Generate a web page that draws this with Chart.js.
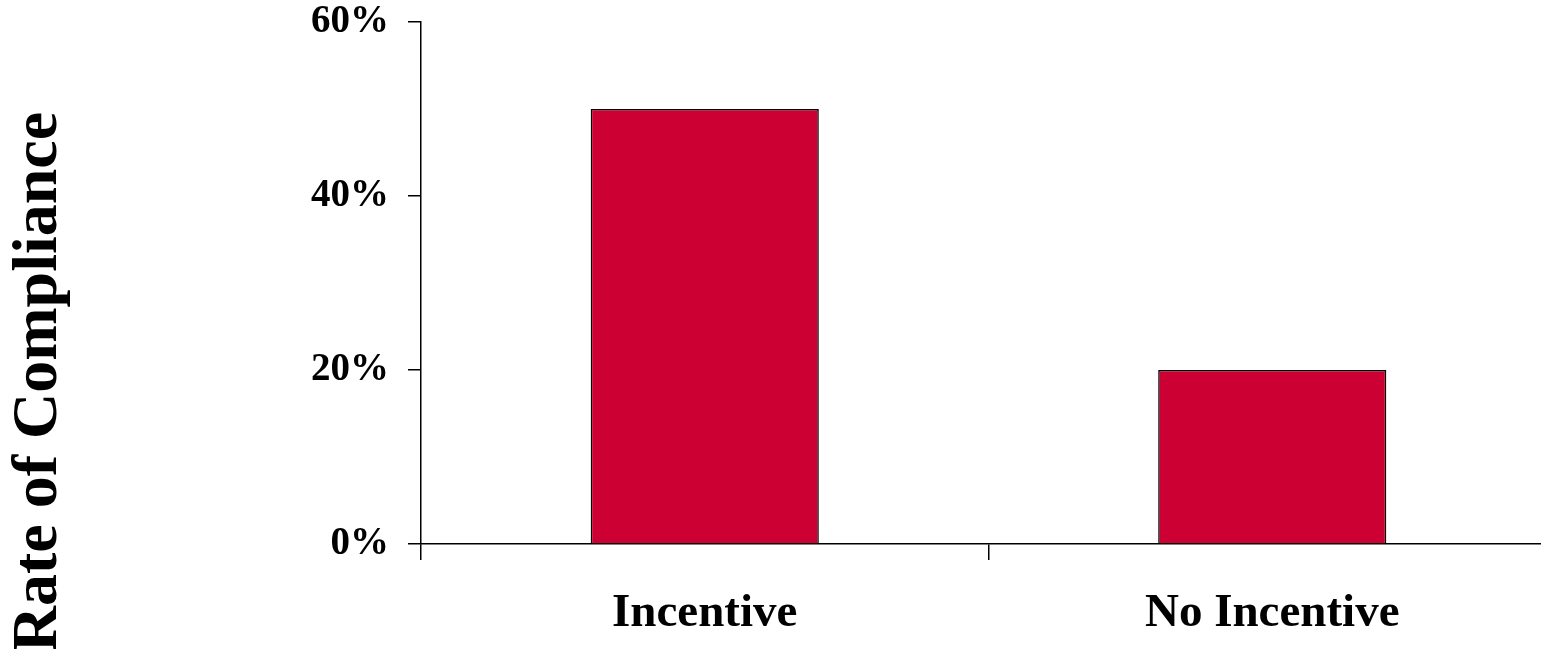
<!DOCTYPE html>
<html>
<head>
<meta charset="utf-8">
<script src="https://cdn.jsdelivr.net/npm/chart.js@4"></script>
<style>
    html, body { margin: 0; padding: 0; background: #fff; overflow: hidden; }
    #wrap { position: relative; width: 1556px; height: 649px; }
</style>
</head>
<body>
<div id="wrap"><canvas id="complianceChart"></canvas></div>
<script>
// Chart data
const groups = ['Incentive', 'No Incentive'];
const complianceRate = [50, 20];
const yTicks = [0, 20, 40, 60];

const serif = "'Liberation Serif', 'Times New Roman', serif";

// Rotated axis title drawn beside the y axis
const sideTitle = {
    id: 'sideTitle',
    afterDraw(chart) {
        const ctx = chart.ctx;
        ctx.save();
        ctx.translate(56, 382);
        ctx.rotate(-Math.PI / 2);
        ctx.font = 'bold 64px ' + serif;
        ctx.fillStyle = '#000';
        ctx.textAlign = 'center';
        ctx.textBaseline = 'alphabetic';
        ctx.fillText('Rate of Compliance', 0, 0);
        ctx.restore();
    }
};

new Chart(document.getElementById('complianceChart'), {
    type: 'bar',
    data: {
        labels: groups,
        datasets: [{
            data: complianceRate,
            backgroundColor: '#CC0033',
            borderColor: '#000',
            borderWidth: 1.5,
            categoryPercentage: 1,
            barPercentage: 0.402
        }]
    },
    options: {
        responsive: true,
        maintainAspectRatio: false,
        animation: false,
        layout: { padding: { top: 22, left: 0, right: 0, bottom: 0 } },
        plugins: { legend: { display: false }, tooltip: { enabled: false } },
        scales: {
            x: {
                grid: { offset: true, drawOnChartArea: false, tickLength: 16, color: '#000', lineWidth: 1.5 },
                border: { color: '#000', width: 1.5 },
                ticks: { color: '#000', padding: 26, font: { family: serif, weight: 'bold', size: 47 } },
                afterFit(scale) { scale.height = 105; scale.paddingLeft = 0; scale.paddingRight = 0; }
            },
            y: {
                min: yTicks[0],
                max: yTicks[yTicks.length - 1],
                afterBuildTicks(scale) { scale.ticks = yTicks.map(v => ({ value: v })); },
                grid: { drawOnChartArea: false, tickLength: 13, color: '#000', lineWidth: 1.5 },
                border: { color: '#000', width: 1.5 },
                ticks: {
                    color: '#000',
                    padding: 19,
                    font: { family: serif, weight: 'bold', size: 39 },
                    callback: v => v + '%'
                },
                afterFit(scale) { scale.width = 421; scale.paddingTop = 0; scale.paddingBottom = 0; }
            }
        }
    },
    plugins: [sideTitle]
});
</script>
</body>
</html>
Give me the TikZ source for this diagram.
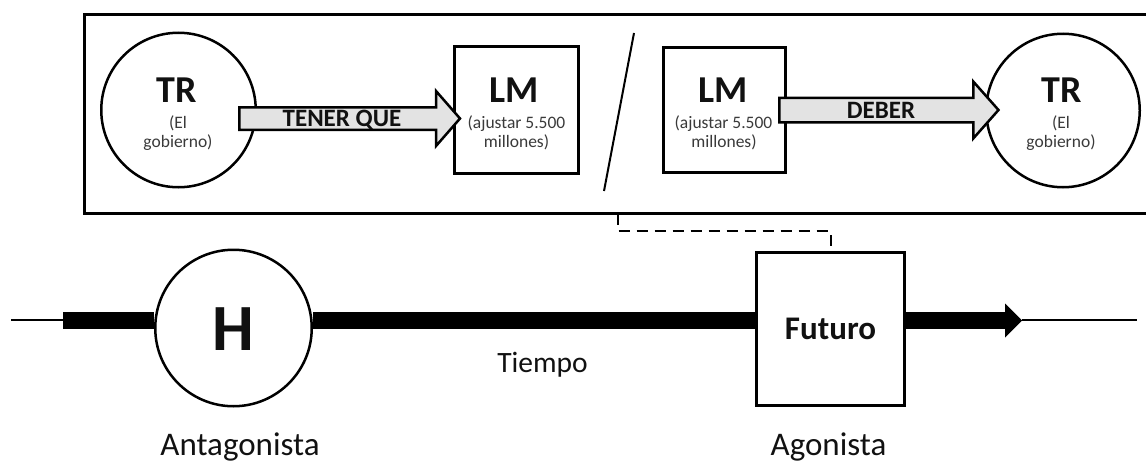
\documentclass[tikz,border=0pt]{standalone}
\usepackage{fontspec}
\setmainfont{Carlito}
\usetikzlibrary{calc}
\definecolor{arrowgray}{HTML}{E3E3E3}
\definecolor{subgray}{HTML}{3A3A3A}
\definecolor{ink}{HTML}{111111}
\newcommand\myfs[1]{\fontsize{#1pt}{#1pt}\selectfont}
\begin{document}
\begin{tikzpicture}[x=1pt,y=-1pt,
  framebox/.style={draw,line width=2.5pt,inner sep=0pt,minimum width=1066.75pt,minimum height=199pt},
  circ/.style={circle,draw,fill=white,line width=2.5pt,inner sep=0pt},
  sq/.style={rectangle,draw,fill=white,line width=3pt,inner sep=0pt},
  blockarrow/.style={draw,fill=arrowgray,line width=2.5pt,line join=miter},
  arrowtext/.style={font=\myfs{25}\bfseries,text=ink,inner sep=0pt,anchor=base},
  bigtext/.style={font=\myfs{38}\bfseries,text=ink,inner sep=0pt,anchor=base},
  subtext/.style={font=\myfs{17.5},text=subgray,inner sep=0pt,anchor=base},
  labeltext/.style={font=\myfs{33},text=ink,inner sep=0pt,anchor=base},
  slashline/.style={line width=2pt},
  dashconn/.style={line width=2pt,dash pattern=on 11pt off 7pt},
  bar/.style={line width=17pt},
  thinline/.style={line width=2pt}
]
\useasboundingbox (0,0) rectangle (1146,463);

% top frame
\node[framebox,anchor=north west] (frame) at (83.25,13.25) {};

% left pair
\node[circ,minimum size=154.5pt] (trL) at (178.5,110) {};
\node[sq,minimum width=124pt,minimum height=127pt] (lmL) at (516.5,110) {};
\node[bigtext] (trLt) at (177,102) {TR};
\node[subtext] (trLs1) at (178,128) {(El};
\node[subtext] (trLs2) at (178,147) {gobierno)};
\node[bigtext] (lmLt) at (514,102) {LM};
\node[subtext] (lmLs1) at (516.5,128) {(ajustar 5.500};
\node[subtext] (lmLs2) at (516.5,147) {millones)};

% slash
\coordinate (s1) at (634,33);
\coordinate (s2) at (604,191);
\draw[slashline] (s1) -- (s2);

% right pair
\node[sq,minimum width=122pt,minimum height=125pt] (lmR) at (724.5,110) {};
\node[circ,minimum size=153.5pt] (trR) at (1063,110.5) {};
\node[bigtext] (lmRt) at (723,102) {LM};
\node[subtext] (lmRs1) at (723.5,128) {(ajustar 5.500};
\node[subtext] (lmRs2) at (724,147.5) {millones)};
\node[bigtext] (trRt) at (1061.5,102) {TR};
\node[subtext] (trRs1) at (1061,128.5) {(El};
\node[subtext] (trRs2) at (1061,147.5) {gobierno)};

% block arrows
\coordinate (a1) at (239.25,118.5);
\draw[blockarrow] (a1) ++(0,-11.25) -- ++(196.75,0) -- ++(0,-16.25) -- ++(24,27.5)
  -- ++(-24,27.5) -- ++(0,-16.25) -- ++(-196.75,0) -- cycle;
\node[arrowtext] (a1t) at (342,126.5) {TENER QUE};

\coordinate (a2) at (779.25,110);
\draw[blockarrow] (a2) ++(0,-12.25) -- ++(194,0) -- ++(0,-16.25) -- ++(25.25,28.5)
  -- ++(-25.25,28.5) -- ++(0,-16.25) -- ++(-194,0) -- cycle;
\node[arrowtext] (a2t) at (881,118) {DEBER};

% timeline
\node[circ,minimum size=156.5pt] (hc) at (233.5,328) {};
\node[sq,minimum width=148pt,minimum height=153pt] (fut) at (830.5,329) {};
\coordinate (l0) at (11,319.5);
\coordinate (l1) at (63,320.5);
\coordinate (hd) at (1005,320.5);
\coordinate (tip) at (1022,320.5);
\coordinate (l3) at (1137,319.5);
\draw[thinline] (l0) -- (l1 |- l0);
\draw[bar] (l1) -- (l1 -| hc.west);
\draw[bar] (l1 -| hc.east) -- (l1 -| fut.west);
\draw[bar] (l1 -| fut.east) -- (hd);
\fill (hd) ++(0,-17) -- (tip) -- ($(hd)+(0,17)$) -- cycle;
\draw[thinline] (tip |- l3) -- (l3);

\node[font=\myfs{66}\bfseries,text=ink,inner sep=0pt,anchor=base] (ht) at (233,350) {H};
\node[font=\myfs{33}\bfseries,text=ink,inner sep=0pt,anchor=base] (futt) at (830.5,339) {Futuro};
\node[font=\myfs{29.5},text=ink,inner sep=0pt,anchor=base] (tiempo) at (542.5,372) {Tiempo};
\node[labeltext] (ant) at (240,455) {Antagonista};
\node[labeltext] (ago) at (828.5,455) {Agonista};

% dashed link
\coordinate (d0) at (618,213.5);
\draw[dashconn] (d0) -- ++(0,17.5) -| (fut.north);
\end{tikzpicture}
\end{document}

- - - -

# [Requirements]
Write the material out again exactly as it appears, dropping the pictures.

# [Worked answer]
Generate a web page that draws this with Chart.js.
<!DOCTYPE html>
<html>
<head>
<meta charset="utf-8">
<script src="https://cdn.jsdelivr.net/npm/chart.js@4"></script>
<style>
    html, body { margin: 0; padding: 0; background: #fff; overflow: hidden; }
    #wrap { position: relative; width: 1556px; height: 649px; }
</style>
</head>
<body>
<div id="wrap"><canvas id="complianceChart"></canvas></div>
<script>
// Chart data
const groups = ['Incentive', 'No Incentive'];
const complianceRate = [50, 20];
const yTicks = [0, 20, 40, 60];

const serif = "'Liberation Serif', 'Times New Roman', serif";

// Rotated axis title drawn beside the y axis
const sideTitle = {
    id: 'sideTitle',
    afterDraw(chart) {
        const ctx = chart.ctx;
        ctx.save();
        ctx.translate(56, 382);
        ctx.rotate(-Math.PI / 2);
        ctx.font = 'bold 64px ' + serif;
        ctx.fillStyle = '#000';
        ctx.textAlign = 'center';
        ctx.textBaseline = 'alphabetic';
        ctx.fillText('Rate of Compliance', 0, 0);
        ctx.restore();
    }
};

new Chart(document.getElementById('complianceChart'), {
    type: 'bar',
    data: {
        labels: groups,
        datasets: [{
            data: complianceRate,
            backgroundColor: '#CC0033',
            borderColor: '#000',
            borderWidth: 1.5,
            categoryPercentage: 1,
            barPercentage: 0.402
        }]
    },
    options: {
        responsive: true,
        maintainAspectRatio: false,
        animation: false,
        layout: { padding: { top: 22, left: 0, right: 0, bottom: 0 } },
        plugins: { legend: { display: false }, tooltip: { enabled: false } },
        scales: {
            x: {
                grid: { offset: true, drawOnChartArea: false, tickLength: 16, color: '#000', lineWidth: 1.5 },
                border: { color: '#000', width: 1.5 },
                ticks: { color: '#000', padding: 26, font: { family: serif, weight: 'bold', size: 47 } },
                afterFit(scale) { scale.height = 105; scale.paddingLeft = 0; scale.paddingRight = 0; }
            },
            y: {
                min: yTicks[0],
                max: yTicks[yTicks.length - 1],
                afterBuildTicks(scale) { scale.ticks = yTicks.map(v => ({ value: v })); },
                grid: { drawOnChartArea: false, tickLength: 13, color: '#000', lineWidth: 1.5 },
                border: { color: '#000', width: 1.5 },
                ticks: {
                    color: '#000',
                    padding: 19,
                    font: { family: serif, weight: 'bold', size: 39 },
                    callback: v => v + '%'
                },
                afterFit(scale) { scale.width = 421; scale.paddingTop = 0; scale.paddingBottom = 0; }
            }
        }
    },
    plugins: [sideTitle]
});
</script>
</body>
</html>
Give me the TikZ source for this diagram.
\documentclass[tikz,border=0pt]{standalone}
\usepackage{fontspec}
\setmainfont{Carlito}
\usetikzlibrary{calc}
\definecolor{arrowgray}{HTML}{E3E3E3}
\definecolor{subgray}{HTML}{3A3A3A}
\definecolor{ink}{HTML}{111111}
\newcommand\myfs[1]{\fontsize{#1pt}{#1pt}\selectfont}
\begin{document}
\begin{tikzpicture}[x=1pt,y=-1pt,
  framebox/.style={draw,line width=2.5pt,inner sep=0pt,minimum width=1066.75pt,minimum height=199pt},
  circ/.style={circle,draw,fill=white,line width=2.5pt,inner sep=0pt},
  sq/.style={rectangle,draw,fill=white,line width=3pt,inner sep=0pt},
  blockarrow/.style={draw,fill=arrowgray,line width=2.5pt,line join=miter},
  arrowtext/.style={font=\myfs{25}\bfseries,text=ink,inner sep=0pt,anchor=base},
  bigtext/.style={font=\myfs{38}\bfseries,text=ink,inner sep=0pt,anchor=base},
  subtext/.style={font=\myfs{17.5},text=subgray,inner sep=0pt,anchor=base},
  labeltext/.style={font=\myfs{33},text=ink,inner sep=0pt,anchor=base},
  slashline/.style={line width=2pt},
  dashconn/.style={line width=2pt,dash pattern=on 11pt off 7pt},
  bar/.style={line width=17pt},
  thinline/.style={line width=2pt}
]
\useasboundingbox (0,0) rectangle (1146,463);

% top frame
\node[framebox,anchor=north west] (frame) at (83.25,13.25) {};

% left pair
\node[circ,minimum size=154.5pt] (trL) at (178.5,110) {};
\node[sq,minimum width=124pt,minimum height=127pt] (lmL) at (516.5,110) {};
\node[bigtext] (trLt) at (177,102) {TR};
\node[subtext] (trLs1) at (178,128) {(El};
\node[subtext] (trLs2) at (178,147) {gobierno)};
\node[bigtext] (lmLt) at (514,102) {LM};
\node[subtext] (lmLs1) at (516.5,128) {(ajustar 5.500};
\node[subtext] (lmLs2) at (516.5,147) {millones)};

% slash
\coordinate (s1) at (634,33);
\coordinate (s2) at (604,191);
\draw[slashline] (s1) -- (s2);

% right pair
\node[sq,minimum width=122pt,minimum height=125pt] (lmR) at (724.5,110) {};
\node[circ,minimum size=153.5pt] (trR) at (1063,110.5) {};
\node[bigtext] (lmRt) at (723,102) {LM};
\node[subtext] (lmRs1) at (723.5,128) {(ajustar 5.500};
\node[subtext] (lmRs2) at (724,147.5) {millones)};
\node[bigtext] (trRt) at (1061.5,102) {TR};
\node[subtext] (trRs1) at (1061,128.5) {(El};
\node[subtext] (trRs2) at (1061,147.5) {gobierno)};

% block arrows
\coordinate (a1) at (239.25,118.5);
\draw[blockarrow] (a1) ++(0,-11.25) -- ++(196.75,0) -- ++(0,-16.25) -- ++(24,27.5)
  -- ++(-24,27.5) -- ++(0,-16.25) -- ++(-196.75,0) -- cycle;
\node[arrowtext] (a1t) at (342,126.5) {TENER QUE};

\coordinate (a2) at (779.25,110);
\draw[blockarrow] (a2) ++(0,-12.25) -- ++(194,0) -- ++(0,-16.25) -- ++(25.25,28.5)
  -- ++(-25.25,28.5) -- ++(0,-16.25) -- ++(-194,0) -- cycle;
\node[arrowtext] (a2t) at (881,118) {DEBER};

% timeline
\node[circ,minimum size=156.5pt] (hc) at (233.5,328) {};
\node[sq,minimum width=148pt,minimum height=153pt] (fut) at (830.5,329) {};
\coordinate (l0) at (11,319.5);
\coordinate (l1) at (63,320.5);
\coordinate (hd) at (1005,320.5);
\coordinate (tip) at (1022,320.5);
\coordinate (l3) at (1137,319.5);
\draw[thinline] (l0) -- (l1 |- l0);
\draw[bar] (l1) -- (l1 -| hc.west);
\draw[bar] (l1 -| hc.east) -- (l1 -| fut.west);
\draw[bar] (l1 -| fut.east) -- (hd);
\fill (hd) ++(0,-17) -- (tip) -- ($(hd)+(0,17)$) -- cycle;
\draw[thinline] (tip |- l3) -- (l3);

\node[font=\myfs{66}\bfseries,text=ink,inner sep=0pt,anchor=base] (ht) at (233,350) {H};
\node[font=\myfs{33}\bfseries,text=ink,inner sep=0pt,anchor=base] (futt) at (830.5,339) {Futuro};
\node[font=\myfs{29.5},text=ink,inner sep=0pt,anchor=base] (tiempo) at (542.5,372) {Tiempo};
\node[labeltext] (ant) at (240,455) {Antagonista};
\node[labeltext] (ago) at (828.5,455) {Agonista};

% dashed link
\coordinate (d0) at (618,213.5);
\draw[dashconn] (d0) -- ++(0,17.5) -| (fut.north);
\end{tikzpicture}
\end{document}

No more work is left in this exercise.